SHORT TASK:
Give only one thing: the number of lines that include the word "code".

RAW DATA:

____________________

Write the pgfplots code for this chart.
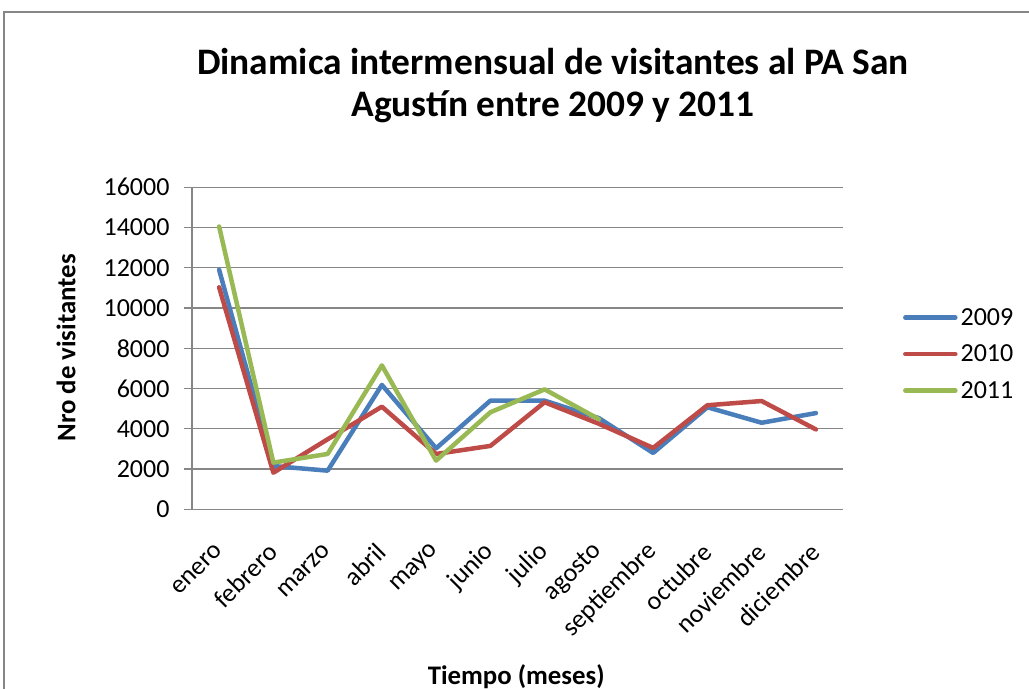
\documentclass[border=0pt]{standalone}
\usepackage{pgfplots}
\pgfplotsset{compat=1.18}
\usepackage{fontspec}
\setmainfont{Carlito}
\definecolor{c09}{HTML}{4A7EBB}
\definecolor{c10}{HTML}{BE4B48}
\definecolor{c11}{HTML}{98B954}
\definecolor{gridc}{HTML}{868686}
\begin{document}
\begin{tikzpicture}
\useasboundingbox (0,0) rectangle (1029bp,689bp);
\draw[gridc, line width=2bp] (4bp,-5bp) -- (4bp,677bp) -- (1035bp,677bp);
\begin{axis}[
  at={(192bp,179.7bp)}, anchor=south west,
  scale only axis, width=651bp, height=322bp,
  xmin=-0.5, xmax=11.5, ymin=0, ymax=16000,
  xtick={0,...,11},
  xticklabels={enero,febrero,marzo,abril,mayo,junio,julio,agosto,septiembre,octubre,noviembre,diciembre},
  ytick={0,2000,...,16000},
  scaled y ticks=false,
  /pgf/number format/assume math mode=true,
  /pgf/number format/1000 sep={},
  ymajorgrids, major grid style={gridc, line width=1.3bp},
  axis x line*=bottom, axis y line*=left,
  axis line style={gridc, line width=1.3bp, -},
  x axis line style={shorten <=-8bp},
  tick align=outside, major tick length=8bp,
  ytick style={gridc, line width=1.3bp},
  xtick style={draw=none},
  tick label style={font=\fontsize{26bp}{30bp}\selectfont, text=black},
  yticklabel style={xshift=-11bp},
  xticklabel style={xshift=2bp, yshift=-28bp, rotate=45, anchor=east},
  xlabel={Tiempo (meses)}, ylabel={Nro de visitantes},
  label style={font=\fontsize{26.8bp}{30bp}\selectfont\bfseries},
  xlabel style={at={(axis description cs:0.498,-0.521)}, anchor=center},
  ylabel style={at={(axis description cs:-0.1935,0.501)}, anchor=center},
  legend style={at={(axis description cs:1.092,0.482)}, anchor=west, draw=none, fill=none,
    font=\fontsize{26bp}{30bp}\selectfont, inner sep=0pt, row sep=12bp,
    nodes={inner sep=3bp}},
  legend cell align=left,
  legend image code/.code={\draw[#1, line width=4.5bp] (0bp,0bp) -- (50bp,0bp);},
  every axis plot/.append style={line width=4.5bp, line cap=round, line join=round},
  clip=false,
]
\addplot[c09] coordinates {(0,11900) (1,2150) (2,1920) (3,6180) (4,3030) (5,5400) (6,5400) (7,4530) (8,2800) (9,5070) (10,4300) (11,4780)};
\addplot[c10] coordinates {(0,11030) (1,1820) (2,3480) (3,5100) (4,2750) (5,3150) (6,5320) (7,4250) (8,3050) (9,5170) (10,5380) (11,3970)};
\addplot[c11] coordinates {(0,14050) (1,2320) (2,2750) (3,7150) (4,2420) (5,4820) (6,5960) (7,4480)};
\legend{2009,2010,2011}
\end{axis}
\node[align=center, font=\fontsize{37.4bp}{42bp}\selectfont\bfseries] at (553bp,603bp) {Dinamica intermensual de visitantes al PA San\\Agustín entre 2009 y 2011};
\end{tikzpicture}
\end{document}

____________________

FINISHED TASK:
2